Paradise Lost God Quotes

God > Adam

Quote 1

"So will fall
He and his faithless progeny. Whose fault?
Whose but his own? Ingrate! He had of Me
All he could have; I made him just and right,
Sufficient to have stood, though free to fall" (3.95-9).

God makes it clear that Adam will fall through his own "fault." Even though this sounds like predestination, it's actually foreknowledge. God sees all events – past, present, and future – as simultaneous or present, including Adam's fall, which hasn't happened yet (in the poem). Just because God knows it will happen though doesn't mean he makes it happen; He knows how Adam himself will make it happen.

God

Quote 2

"advise him of his happy state—
Happiness in his power left free to will,
Left to his own free will, his will though free
Yet mutable" (5.234-7).

The repetition of "free will" in this passage points to its importance and centrality in the poem, but the tortured syntax makes the issue more complicated than a simple matter of emphasis.
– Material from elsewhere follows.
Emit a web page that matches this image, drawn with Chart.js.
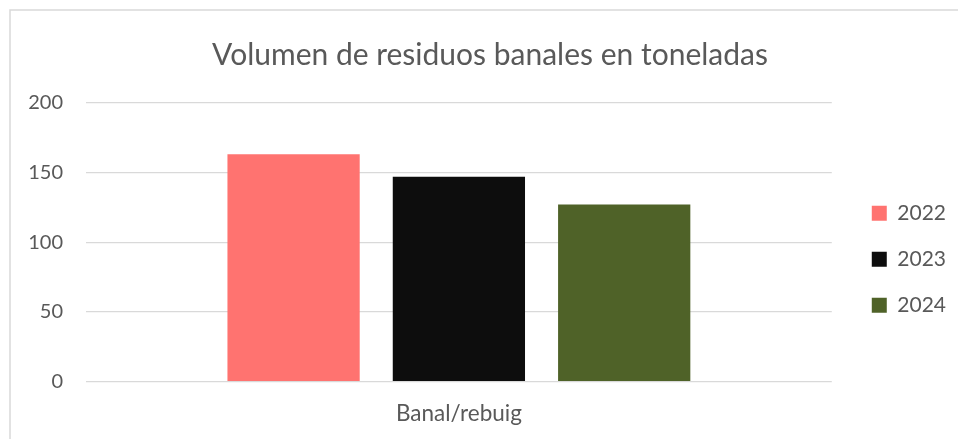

Adam can control his own happiness ("left free to will"), but free will can turn into something else if he's not careful. What exactly? We're not sure.

God

Quote 3

"No Decree of mine
Concurring to necessitate his Fall,
Or touch with lightest moment of impulse
His free Will, to her own inclining left
In even scale" (10.43-7)

God reiterates a point he's made throughout the poem. Not even the "lightest…impulse" from God has affected Adam and Eve's behavior. Note the importance God places on words associated with the fate versus free will debate: "decree," "necessitate," "impulse," and "inclining."